A somewhat related issue is asset impairment, and this is where wind power can differ a lot from solar power installations. An issue that’s cropped up in just the past few days is that the current administration thinks that wind farms are not good, for a variety of reasons, and so is withdrawing its approval from a number of wind farms, especially off the coast. I won’t get into the reasoning, but the main point from an accounting perspective is that a withdrawn operating license means that an entire wind farm would then be inoperable, so that you’d have to write off the entire capitalized cost. All of it.

However, it’s not really that simple. You would write off a wind farm when it’s probable that the facility will not be operable – which could depend on the outcome of one or more lawsuits and regulatory challenges. And that might take years.

During that time, you’d have to get with your legal team to estimate the probability of the facility being shut down, and recognize impairment based on that analysis. This is more of a qualitative issue than a quantitative analysis, so whether an impairment should be recognized at all, and in what amount, can be really hard to determine.

But there’s more to asset impairment than just presidential disapproval. An initial site analysis for a wind farm might estimate a certain wind speed over a certain number of hours per year.
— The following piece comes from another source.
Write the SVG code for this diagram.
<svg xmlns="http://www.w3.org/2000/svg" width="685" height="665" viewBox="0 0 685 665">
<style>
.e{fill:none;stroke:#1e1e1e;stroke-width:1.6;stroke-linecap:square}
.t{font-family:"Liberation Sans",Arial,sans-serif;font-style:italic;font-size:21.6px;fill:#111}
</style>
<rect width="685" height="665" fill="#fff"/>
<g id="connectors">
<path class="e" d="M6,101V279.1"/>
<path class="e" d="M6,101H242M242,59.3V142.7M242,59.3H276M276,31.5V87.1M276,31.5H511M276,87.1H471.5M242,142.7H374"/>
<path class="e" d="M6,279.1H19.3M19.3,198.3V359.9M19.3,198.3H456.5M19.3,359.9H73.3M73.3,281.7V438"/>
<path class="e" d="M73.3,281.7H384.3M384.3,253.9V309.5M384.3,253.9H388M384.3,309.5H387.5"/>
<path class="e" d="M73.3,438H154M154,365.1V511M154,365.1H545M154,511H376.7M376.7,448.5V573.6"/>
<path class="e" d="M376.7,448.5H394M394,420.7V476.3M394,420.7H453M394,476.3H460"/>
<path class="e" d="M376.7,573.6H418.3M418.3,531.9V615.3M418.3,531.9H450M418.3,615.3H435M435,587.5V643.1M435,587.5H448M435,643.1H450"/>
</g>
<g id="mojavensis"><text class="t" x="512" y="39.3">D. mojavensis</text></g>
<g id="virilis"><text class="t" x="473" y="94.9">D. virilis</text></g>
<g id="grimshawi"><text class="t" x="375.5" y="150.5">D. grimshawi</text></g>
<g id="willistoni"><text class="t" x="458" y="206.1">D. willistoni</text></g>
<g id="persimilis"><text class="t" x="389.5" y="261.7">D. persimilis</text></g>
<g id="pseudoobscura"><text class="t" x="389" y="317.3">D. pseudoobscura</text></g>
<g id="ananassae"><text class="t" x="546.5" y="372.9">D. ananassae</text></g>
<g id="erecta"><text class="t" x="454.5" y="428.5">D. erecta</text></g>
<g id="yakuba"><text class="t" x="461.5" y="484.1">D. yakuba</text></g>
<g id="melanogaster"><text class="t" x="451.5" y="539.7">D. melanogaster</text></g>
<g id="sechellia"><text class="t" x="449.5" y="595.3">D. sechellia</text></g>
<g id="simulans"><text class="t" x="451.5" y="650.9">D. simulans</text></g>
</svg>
If you then install the towers and find that the wind speeds are lower than expected, then that reduces the amount of revenue generated, which can trigger an impairment. And on top of that, you may find that there are mechanical failures, especially in regard to the blades and turbines. If so, you may have to write them off and install replacements.

Asset Retirement Obligations

Which brings us to asset retirement obligations. A wind farm operator will probably have to recognize a liability for the cost to dismantle a wind farm at the end of its useful life. Dismantling is not an option – a requirement to do so is usually built into the operating license.
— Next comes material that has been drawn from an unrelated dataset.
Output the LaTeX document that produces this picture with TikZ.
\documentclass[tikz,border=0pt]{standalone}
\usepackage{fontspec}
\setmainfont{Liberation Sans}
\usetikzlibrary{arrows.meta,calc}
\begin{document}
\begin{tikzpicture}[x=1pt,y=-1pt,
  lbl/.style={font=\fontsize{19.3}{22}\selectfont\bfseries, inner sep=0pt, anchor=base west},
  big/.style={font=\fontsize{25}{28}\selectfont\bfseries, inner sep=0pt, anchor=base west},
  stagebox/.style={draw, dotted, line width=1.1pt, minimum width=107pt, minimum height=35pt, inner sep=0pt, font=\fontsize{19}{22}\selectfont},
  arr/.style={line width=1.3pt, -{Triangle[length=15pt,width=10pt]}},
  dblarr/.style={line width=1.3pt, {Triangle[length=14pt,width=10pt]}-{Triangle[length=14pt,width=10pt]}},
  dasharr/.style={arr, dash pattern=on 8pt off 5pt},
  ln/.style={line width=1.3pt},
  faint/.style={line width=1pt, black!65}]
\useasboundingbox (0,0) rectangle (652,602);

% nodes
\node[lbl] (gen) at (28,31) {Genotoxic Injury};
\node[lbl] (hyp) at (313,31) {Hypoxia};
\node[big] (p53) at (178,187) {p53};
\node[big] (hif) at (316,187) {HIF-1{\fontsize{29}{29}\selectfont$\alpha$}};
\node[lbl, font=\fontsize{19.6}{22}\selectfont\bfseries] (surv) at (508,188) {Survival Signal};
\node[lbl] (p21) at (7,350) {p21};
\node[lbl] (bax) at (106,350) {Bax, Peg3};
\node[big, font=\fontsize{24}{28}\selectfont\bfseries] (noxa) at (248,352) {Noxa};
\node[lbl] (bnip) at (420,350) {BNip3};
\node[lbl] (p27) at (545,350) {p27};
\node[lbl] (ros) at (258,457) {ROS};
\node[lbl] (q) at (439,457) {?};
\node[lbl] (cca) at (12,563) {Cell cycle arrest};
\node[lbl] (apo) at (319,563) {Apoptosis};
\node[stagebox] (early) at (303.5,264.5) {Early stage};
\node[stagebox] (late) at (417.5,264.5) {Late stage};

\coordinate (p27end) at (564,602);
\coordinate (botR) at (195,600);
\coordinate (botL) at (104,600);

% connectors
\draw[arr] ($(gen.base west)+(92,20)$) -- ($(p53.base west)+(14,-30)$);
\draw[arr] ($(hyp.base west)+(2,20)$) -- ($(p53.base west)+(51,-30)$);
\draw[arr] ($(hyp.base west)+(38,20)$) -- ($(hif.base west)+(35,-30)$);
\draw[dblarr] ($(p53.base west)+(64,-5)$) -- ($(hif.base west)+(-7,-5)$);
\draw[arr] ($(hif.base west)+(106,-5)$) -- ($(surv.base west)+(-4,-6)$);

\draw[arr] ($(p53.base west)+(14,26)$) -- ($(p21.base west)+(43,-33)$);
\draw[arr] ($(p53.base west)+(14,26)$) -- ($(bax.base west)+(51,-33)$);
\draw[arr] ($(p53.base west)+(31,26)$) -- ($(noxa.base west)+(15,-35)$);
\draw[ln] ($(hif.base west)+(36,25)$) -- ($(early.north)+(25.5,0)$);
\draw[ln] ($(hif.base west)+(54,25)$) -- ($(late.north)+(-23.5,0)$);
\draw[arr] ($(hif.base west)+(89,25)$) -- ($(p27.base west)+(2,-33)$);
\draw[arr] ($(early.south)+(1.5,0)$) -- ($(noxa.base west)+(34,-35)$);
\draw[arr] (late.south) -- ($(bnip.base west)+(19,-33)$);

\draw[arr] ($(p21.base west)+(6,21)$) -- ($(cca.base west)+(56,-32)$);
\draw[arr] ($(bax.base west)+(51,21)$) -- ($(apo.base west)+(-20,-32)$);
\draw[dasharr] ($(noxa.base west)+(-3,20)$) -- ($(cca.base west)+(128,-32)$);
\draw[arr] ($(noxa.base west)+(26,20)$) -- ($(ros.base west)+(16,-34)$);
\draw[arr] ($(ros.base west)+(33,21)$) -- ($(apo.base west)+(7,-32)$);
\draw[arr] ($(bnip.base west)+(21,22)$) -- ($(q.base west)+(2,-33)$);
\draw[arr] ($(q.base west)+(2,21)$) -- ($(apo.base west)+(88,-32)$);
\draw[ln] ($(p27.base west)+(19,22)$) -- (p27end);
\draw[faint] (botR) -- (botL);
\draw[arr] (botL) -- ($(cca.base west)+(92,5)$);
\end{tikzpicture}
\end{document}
This can be expensive, because you have to dismantle and remove some very large structures, and excavate the foundations, which can extend ten to fifteen feet underground. In addition, fiberglass blades can be very hard to recycle. This is because they’re made of a fiberglass and reinforced plastic composite, which makes them nearly impossible to melt down. Instead, they may end up in a landfill, or be shredded and used as a cement reinforcement.

You also have to remove underground cables, substations, and transmission tie-ins, and restore the land. And on top of that, the jurisdiction in which the wind farm is located might decide to tighten up its reclamation requirements at some point in the future, which can increase your obligation even more.

And, if the wind farm is located offshore, then the retirement obligation can be an order of magnitude greater, because you have to conduct seabed restoration, and remove underwater cables, and eliminate anything that could impact ship navigation.

Revenue Recognition

The next accounting topic is revenue recognition. A wind power provider earns revenue under a power purchase agreement, where it sells electricity to a customer, usually at a set price and for an extended period of time. Under this arrangement, revenue is recognized when the system delivers electricity to the customer. If a wind farm goes offline for any reason, such as when the wind speed drops, then there’s no revenue.

The business might also sell renewable energy certificates. As I mentioned in the last episode, a renewable energy certificate represents the environmental attributes of one megawatt-hour of electricity that’s been generated from a renewable energy source. So, when a wind farm generates electricity, it produces two outputs, which are the actual electricity and a renewable energy certificate, which certifies that the electricity was produced from a renewable source. These certificates can be sold separately from the electricity, so that some other organization can claim to have used the renewable energy even if they didn’t directly receive the electricity. This third party would use the certificate to either meet its own sustainability goals, or meet a regulatory requirement to use renewable energy.

Under these certificate arrangements, the producer of wind power recognizes the value of the certificates when the electricity has been produced. It usually records them as inventory that’s being held for sale, and values them at fair market value, which is the rate at which the certificates are trading in the local market. When it sells a certificate, it recognizes revenue when control over the certificate is transferred to the buyer.

Market prices for renewable energy certificates can have a lot of variability, even within a short period of time, so if the seller retains ownership of the certificates for an extended period, it might have to test them for impairment.

One more revenue issue is that the seller might sell both electricity and renewable energy certificates to the same customer. If so, it will need to break out how much of the revenue generated is associated with the electricity, and how much is associated with the certificates, and record them separately.

Expense Recognition

There are also a couple of expense issues to be aware of. Wind farms are typically constructed on grazing or farm land, where the landowner is entitled to a percentage of the proceeds from any revenue generated, rather than just being paid a fixed fee. If so, you’ll need to calculate the amount of revenue sharing paid to the land owner, which is recorded as an expense.

Another expense is leases on land use. This is usually structured as a very long-term lease that covers the entire estimated life of the assets installed on the land. If so, you’ll need to record a long-term lease obligation, which includes the right-of-use asset.